* [Given instruction]:
Looking at the data below, count the lines that contain the string "chart". Write only the total.

* [Input rows]:
·····

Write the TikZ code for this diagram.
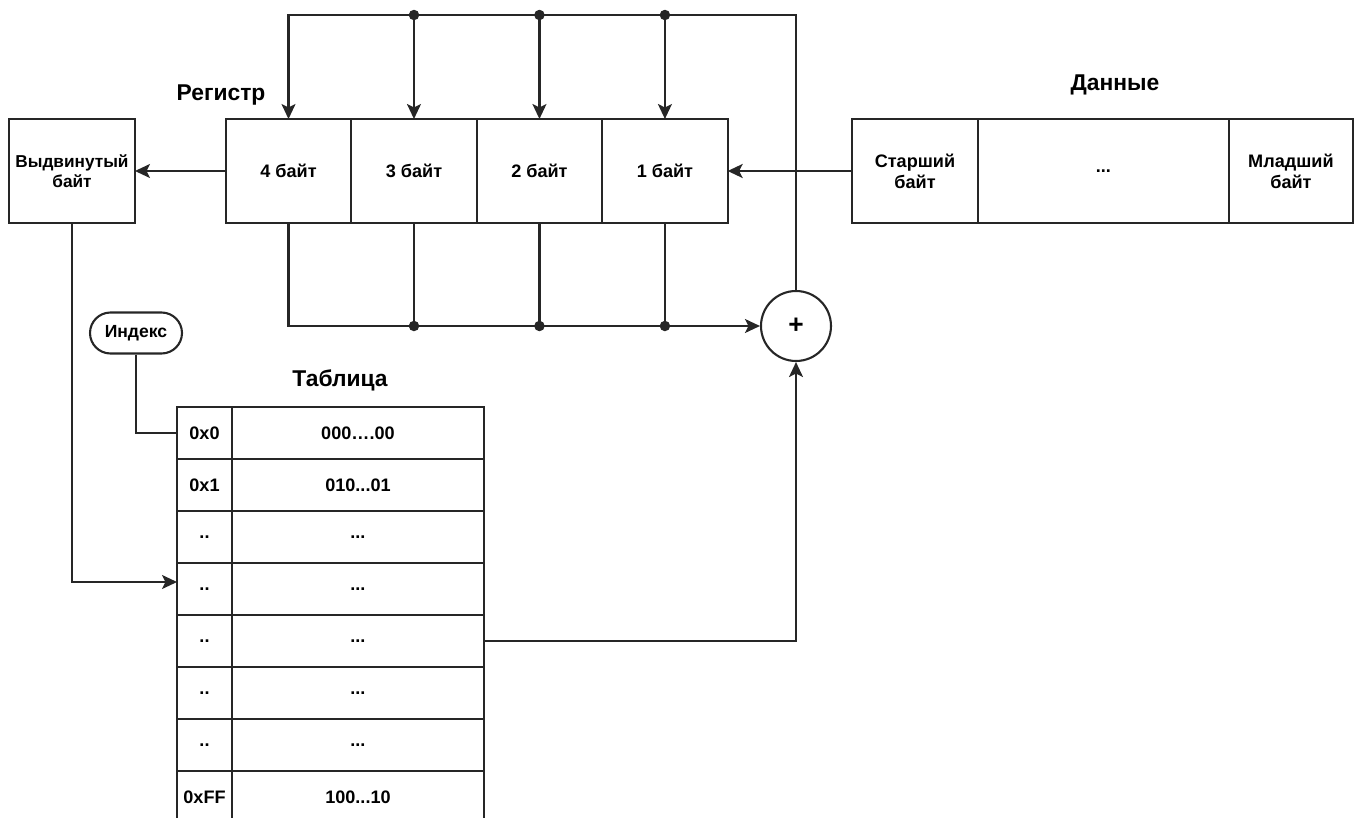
\documentclass[tikz,border=0pt]{standalone}
\usepackage{fontspec}
\setmainfont{Liberation Sans}
\usetikzlibrary{arrows.meta, positioning}
\newcommand{\celldots}{...}
\newcommand{\keydots}{..}
\tikzset{
  cell/.style={draw=black!85, line width=1.2pt, outer sep=0pt, minimum height=2.08cm, minimum width=2.51cm, align=center, font=\fontsize{10.3}{12}\selectfont\bfseries},
  tcell/.style={cell, minimum height=1.04cm},
  title/.style={font=\fontsize{13}{15}\selectfont\bfseries},
  dot/.style={circle, fill=black!85, inner sep=0pt, minimum size=0.21cm},
  arr/.style={-{Stealth[length=0.3cm, width=0.28cm, inset=0.07cm]}, line width=1.2pt, draw=black!85},
  wire/.style={line width=1.2pt, draw=black!85},
}
\begin{document}
\begin{tikzpicture}[x=0.02cm, y=-0.02cm]
    \clip (0,0) rectangle (1360,818);
    % shifted byte and register
    \node[cell, minimum width=2.52cm, font=\fontsize{9.8}{11.5}\selectfont\bfseries] (shift) at (72,171) {Выдвинутый\\байт};
    \node[cell] (r4) at (288.5,171) {4 байт};
    \node[cell, right=0pt of r4] (r3) {3 байт};
    \node[cell, right=0pt of r3] (r2) {2 байт};
    \node[cell, right=0pt of r2] (r1) {1 байт};
    \node[title] (regt) at (221,95) {Регистр};
    % data
    \node[cell, minimum width=2.52cm] (hi) at (915,171) {Старший\\байт};
    \node[cell, minimum width=5.02cm, right=0pt of hi] (mid) {\celldots};
    \node[cell, minimum width=2.48cm, right=0pt of mid] (lo) {Младший\\байт};
    \node[title] (datat) at (1115,85) {Данные};
    % xor
    \node[circle, draw=black!85, line width=1.2pt, minimum size=1.4cm, inner sep=0pt, font=\fontsize{15}{15}\selectfont\bfseries] (sum) at (796,326) {+};
    % table
    \node[title] (tabt) at (340,380) {Таблица};
    \foreach \k/\v [count=\i] in {0x0/000….00, 0x1/010\celldots01, \keydots/\celldots, \keydots/\celldots, \keydots/\celldots, \keydots/\celldots, \keydots/\celldots, 0xFF/100\celldots10} {
      \node[tcell, minimum width=1.1cm] (k\i) at (204.5,381+52*\i) {\k};
      \node[tcell, minimum width=5.04cm, right=0pt of k\i] (v\i) {\v};
    }
    \node[draw=black!85, line width=1.2pt, rounded corners=0.41cm, minimum width=1.84cm, minimum height=0.82cm, font=\fontsize{10}{12}\selectfont\bfseries] (idx) at (136,333) {Индекс};

    \coordinate (bus) at (0,15);
    \draw[arr] (r4.west) -- (shift.east);
    \draw[arr] (hi.west) -- (r1.east);
    \draw[arr] (sum.north) |- (bus -| r4.north) -- (r4.north);
    \draw[arr] (r4.south) |- (sum.west);
    \foreach \i in {3,2,1} {
      \node[dot] (t\i) at (bus -| r\i.north) {};
      \draw[arr] (t\i.center) -- (r\i.north);
      \node[dot] (b\i) at (r\i.south |- sum.west) {};
      \draw[wire] (r\i.south) -- (b\i.center);
    }
    \draw[arr] (shift.south) |- ([yshift=0.14cm]k4.west);
    \draw[wire] (idx.south) |- (k1.west);
    \draw[arr] (v5.east) -| (sum.south);
\end{tikzpicture}
\end{document}
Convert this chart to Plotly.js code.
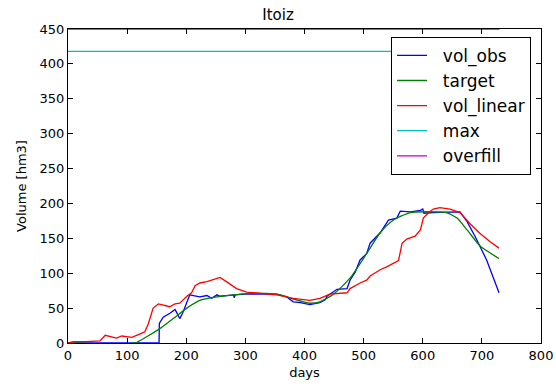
<!DOCTYPE html>
<html>
<head>
<meta charset="utf-8">
<script src="https://cdn.plot.ly/plotly-3.0.1.min.js"></script>
<style>html,body{margin:0;padding:0;background:#fff;}#chart{width:556px;height:392px;}</style>
</head>
<body>
<div id="chart"></div>
<script>
// vol_obs
const obsDays = [0, 154, 154.5, 161, 173, 181, 183, 189, 194, 201, 206, 212, 223, 235, 243, 252, 257, 268, 280, 281, 283, 297, 325, 353, 370, 381, 393, 409, 426, 435, 438, 455, 472, 477, 486, 494, 505, 511, 528, 542, 556, 562, 579, 596, 600, 602, 618, 663, 675, 689, 708, 729];
const obsVals = [0, 0, 28, 37, 43, 48, 45, 35, 43, 59, 69, 68, 66, 68, 64, 69, 67, 68, 69, 65, 69, 70, 70, 70, 66, 59, 58, 55, 58, 62, 67, 77, 78, 90, 102, 119, 128, 143, 158, 176, 179, 189, 188, 190, 192, 186, 187, 188, 174, 152, 119, 72];
// target
const tgtDays = [0, 113, 133, 156, 178, 201, 223, 252, 280, 313, 336, 359, 381, 409, 426, 449, 477, 505, 528, 550, 579, 618, 640, 658, 675, 697, 714, 729];
const tgtVals = [0, 0, 9, 21, 35, 50, 61, 66, 69, 71, 71, 69, 63, 57, 59, 70, 93, 128, 158, 176, 187, 188, 187, 179, 162, 139, 129, 121];
// vol_linear
const linDays = [0, 9, 30, 54, 63, 82, 91, 108, 122, 130, 136, 144, 153, 161, 172, 181, 189, 201, 209, 215, 223, 235, 252, 257, 268, 285, 302, 325, 353, 381, 409, 426, 443, 472, 477, 494, 505, 511, 528, 539, 559, 565, 573, 587, 596, 601, 610, 618, 629, 646, 663, 680, 697, 714, 729];
const linVals = [0, 2, 2, 3, 11, 7, 10, 8, 13, 16, 28, 50, 56, 54, 52, 56, 57, 67, 72, 82, 86, 88, 93, 94, 88, 78, 73, 71, 69, 64, 61, 64, 70, 72, 78, 86, 90, 96, 105, 109, 118, 143, 149, 153, 162, 179, 187, 192, 194, 192, 187, 171, 157, 145, 136];
// max and overfill
const maxDays = [0, 730];
const maxVals = [418, 418];
const overDays = [0, 730];
const overVals = [450, 450];

const xTicks = [0, 100, 200, 300, 400, 500, 600, 700, 800];
const yTicks = [0, 50, 100, 150, 200, 250, 300, 350, 400, 450];

const pad = '\u00a0\u00a0';
const traces = [
  {x: obsDays, y: obsVals, name: pad + 'vol_obs', mode: 'lines', line: {color: '#0000ff', width: 1.3}},
  {x: tgtDays, y: tgtVals, name: pad + 'target', mode: 'lines', line: {color: '#008000', width: 1.3, shape: 'spline', smoothing: 0.6}},
  {x: linDays, y: linVals, name: pad + 'vol_linear', mode: 'lines', line: {color: '#ff0000', width: 1.3}},
  {x: maxDays, y: maxVals, name: pad + 'max', mode: 'lines', line: {color: '#00bfbf', width: 1.3}},
  {x: overDays, y: overVals, name: pad + 'overfill', mode: 'lines', line: {color: '#bf00bf', width: 1.3}, cliponaxis: false}
];

const axisCommon = {
  showline: true, linecolor: '#000', linewidth: 1, mirror: 'allticks',
  ticks: 'inside', ticklen: 5, tickcolor: '#000', tickwidth: 1,
  showgrid: false, zeroline: false,
  tickfont: {family: 'DejaVu Sans', size: 13, color: '#000'}
};

const layout = {
  width: 556, height: 392,
  margin: {l: 68, r: 15, t: 29, b: 49},
  paper_bgcolor: '#fff', plot_bgcolor: '#fff',
  font: {family: 'DejaVu Sans', color: '#000'},
  title: {text: 'Itoiz', font: {family: 'DejaVu Sans', size: 15, color: '#000'}, x: 0.5, xanchor: 'center', xref: 'container', y: 1 - 15/392, yref: 'container', yanchor: 'middle'},
  xaxis: Object.assign({}, axisCommon, {range: [0, 800], tickvals: xTicks, ticktext: xTicks.map(String),
    title: {text: 'days', font: {family: 'DejaVu Sans', size: 13, color: '#000'}, standoff: 6}}),
  yaxis: Object.assign({}, axisCommon, {range: [0, 450], tickvals: yTicks, ticktext: yTicks.map(String),
    title: {text: 'Volume [hm3]', font: {family: 'DejaVu Sans', size: 13, color: '#000'}, standoff: 10}}),
  showlegend: true,
  legend: {x: 0.683, y: 0.975, xanchor: 'left', yanchor: 'top', bgcolor: '#fff', bordercolor: '#000', borderwidth: 1,
    font: {family: 'DejaVu Sans', size: 17, color: '#000'}, tracegroupgap: 0}
};

Plotly.newPlot('chart', traces, layout, {displayModeBar: false, staticPlot: true});
</script>
</body>
</html>
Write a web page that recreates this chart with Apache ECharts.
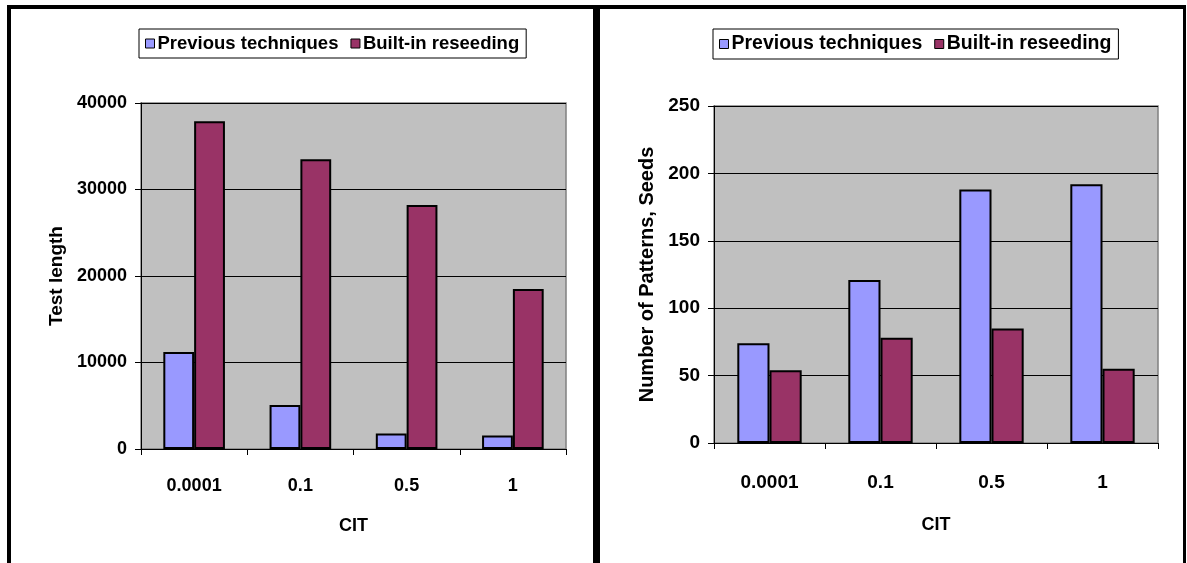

·····

* [Task solution]:
5